Restrictions on advertising and sponsorship

Also central to the legislative objective of protecting players are the various provisions of the Bill dealing with advertising and sponsorship. Some of the key measures include:

  • Significant restrictions on advertising in a broad range of media, including on ‘on-demand audio-visual media services’ (ODAVMS), video sharing platforms, social media websites, telephone, text messages and email. Recipients of gambling advertising in these media must have subscribed to the relevant service and given their “explicit” consent. While not an outright prohibition, it’s intended to be a prohibition on such advertising ‘by default’.
  • A requirement on relevant platforms to put ad ‘blocking facilities’ in place whereby a recipient of gambling ads can opt to block them.
  • A statutory watershed prohibiting gambling advertising between the hours of 5.30am and 9.00pm on TV, radio or ODAVMS. The GRAI will also have broad powers to prescribe the times, places and events where gambling advertising can be broadcast, displayed or published (including as regards frequency and volume).
  • Requirements that gambling advertisements include very specific information to ensure that gambling advertising is clearly identifiable.
  • A specific legal prohibition on advertising material portraying gambling as attractive to children, and advertising that encourages or seeks to exploit a child to gamble. Advertising that promotes excessive or compulsive gambling, or seeks to misrepresent any perceived social or financial benefits of gambling, will also be legally prohibited.
  • Prohibitions on branding by gambling operators of clothing or merchandise which is intended to be worn by children, and sponsorship of events aimed at children, where the majority attending are children, organisation/teams/clubs where children are members or “a public activity that appeals to children”.

Promotional practices

As initially drafted, the Bill provides for a broad prohibition on offering “inducements” to a person to (i) participate in gambling or (ii) to continue to participate in gambling. The term “inducement” is not currently defined. While it certainly seems intended to prohibit ‘free bets’, we expect that its meaning will be subject to intense debate and analysis in the months ahead.
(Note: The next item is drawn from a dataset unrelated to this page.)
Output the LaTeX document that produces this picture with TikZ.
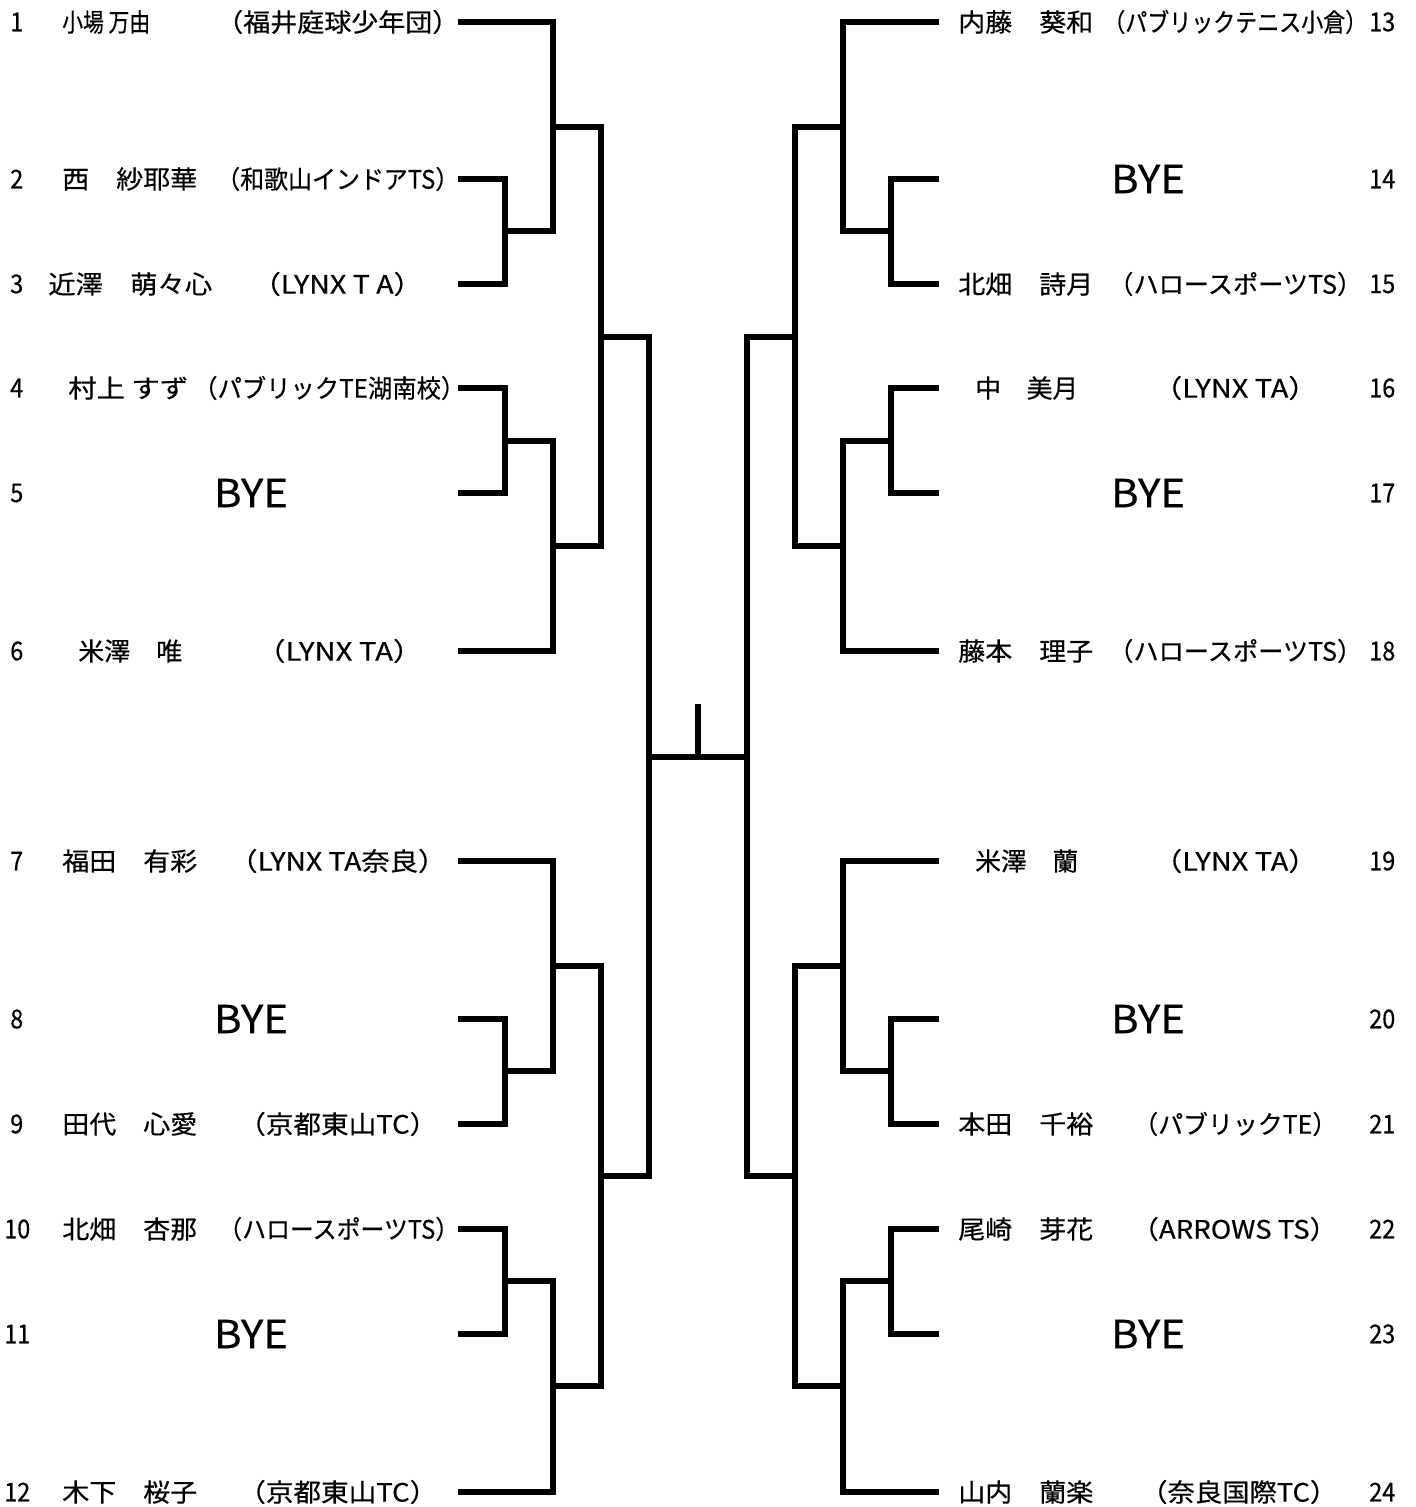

For promotions more generally, the GRAI will be able to make regulations, which limit or prohibit certain types of promotional activity that directly or indirectly encourage people to gamble. The term “promotional activity” is broadly defined as “an activity which is intended to or is likely to promote relevant gambling activities”.

Compliance and enforcement powers

As set out in the explanatory memorandum to the Bill, the overall policy intention is to encourage compliance, rather than to enforce penalties for non-compliance. Nevertheless, the GRAI will have a comprehensive mandate and robust powers to ensure the legislation (and any new regulations and codes of practice established pursuant to it) are adhered to. The range of tools at its disposal will include powers to:

  • suspend or revoke relevant licences
  • compel internet service providers to block access to an online provider
  • obtain court orders to close down providers’ operations on a temporary or permanent basis (including the closure of physical premises)
  • freeze bank accounts or other assets
  • stop payments to licensees

It will also have powers to impose administrative financial sanctions of up to €20m or 10% of turnover (subject to Court approval).

Notably, the GRAI will be the competent authority under Irish anti-money laundering legislation. It will also have powers to establish requirements for processing personal data and to hear individual complaints.

To perform its various compliance and enforcement mandates, the intention is that the GRAI will be self-funded through the application of industry fees (the amount of which will depend on various factors, including licensees’ turnover and costs).


The publication of the Bill marks a pivotal point in the reform of Irish gambling laws and the move towards Ireland becoming a fully licensed and regulated jurisdiction for gambling operators. The putting in place of a regulator with significant enforcement powers, signals a determination to ensure these new laws and regulations will be observed. The Bill is scheduled for Second Stage in the Dáil, tomorrow 6 December 2022.